Au commencement, le langage
Le poète connaît le poids des mots. Il est utile de passer par lui pour entrer dans la lecture de St Matthieu. Jean Grosjean parle du quatrième évangile mais ce qu’il dit vaut aussi pour le texte des synoptiques
(1). « Au commencement était le ‘logos’ » (Jean 1,1) ; on traduit le mot « logos » par « Verbe » ou « parole ». En réalité, ce traducteur d’Eschyle et de Sophocle est un fin helléniste ; il préfère entendre : « Au commencement était le langage et le langage était chez Dieu. » Le langage est ce qui permet de sortir de soi pour s’adresser à autrui. « C’est la nature de Dieu d’être hanté par le langage. » En Dieu, chez Dieu, le Fils sort de Lui-même pour s’adresser au Père et le Père se tourne vers le Fils ; entre l’un et l’autre, l’Esprit est le souffle qui permet le fonctionnement du langage et le lien de l’un à l’autre.
Ce langage a fait le monde qui s’avère le poème de Dieu. « Par lui tout a été fait » : la création est comprise, dès les premiers mots de la Bible comme un acte de parole (« Dieu dit » : le mot ‘poème’ exprime l’acte de création). Lorsqu’apparaît le Messie, à Bethléem, Il est pris dans l’échange que permettent les mots. « Les siens », ses amis, parmi lesquels il a résidé, en sont venus parfois à reconnaître qu’ils étaient insérés dans ce travail où en Dieu s’opère la reconnaissance mutuelle. Jésus nous communique moins une connaissance sur Dieu ou sur l’Au-delà qu’il ne nous introduit dans le va-et-vient qui le constitue comme Fils. Ce qui s’interpose entre le Père et lui, le souffle qui leur permet de respirer, est communiqué aux hommes et les hommes ne le reconnaissaient que rarement.
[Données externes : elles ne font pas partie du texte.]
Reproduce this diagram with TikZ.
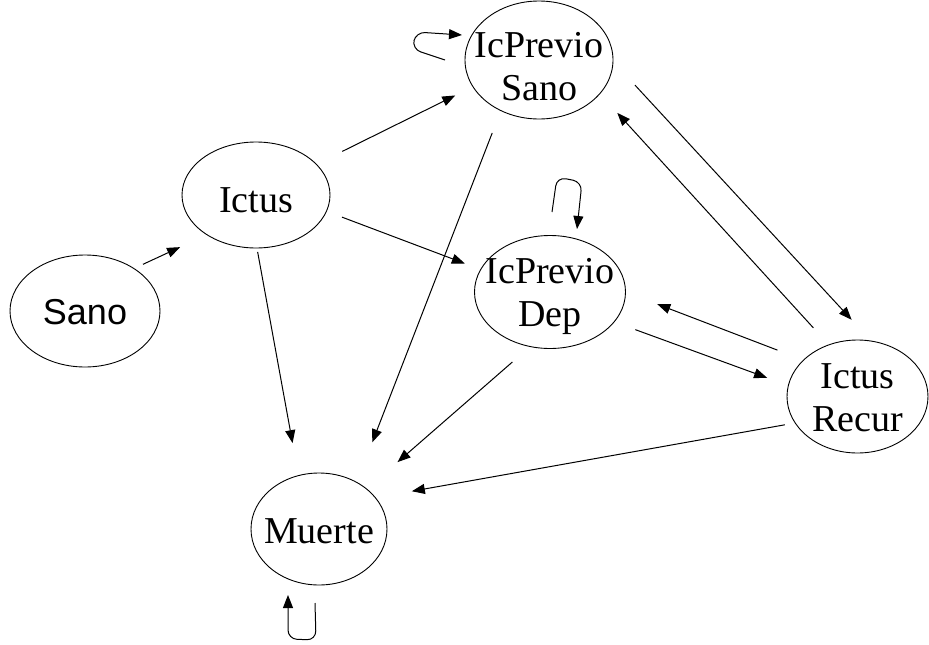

En Jésus apparaît qui nous sommes et ce qu’est le monde, tous emportés par ce mouvement qui, avec le Fils, nous tourne vers le Père.
Entre deux temps
À ceux qui, en Jésus, ont reconnu ce travail du langage, il a donné de devenir enfants de Dieu. L’auteur du premier des trois évangiles synoptiques est au nombre de ceux-là. L’Évangile de Matthieu se termine par une séparation entre le Maître et ses disciples. Mais lorsqu’on a compris le travail du langage, on perçoit qu’il ne peut s’arrêter avec le départ de Jésus. « Le langage... à mesure qu’il est dit, ne fait que périr pour que naisse le sens. Si le sens s’immobilise, dogmatique, le langage est mort. Les formules sont des idoles, les conclusions sont des idoles... » Avec le départ de Jésus dont le langage faisait apparaître le lien au Père – l’Alliance –, la manifestation de Dieu ne pouvait s’arrêter et, en réalité, le langage s’est propagé dans quelques communautés humaines. À travers le témoignage de ce travail sont nés les Évangiles. Ces textes, articulés sur la manifestation de Jésus, en actes et en paroles, prolongent dans l’histoire l’aventure du fils de Marie. « A ceux qui ont des oreilles pour entendre » ils ouvrent la porte de ce langage qui unit Dieu à Dieu.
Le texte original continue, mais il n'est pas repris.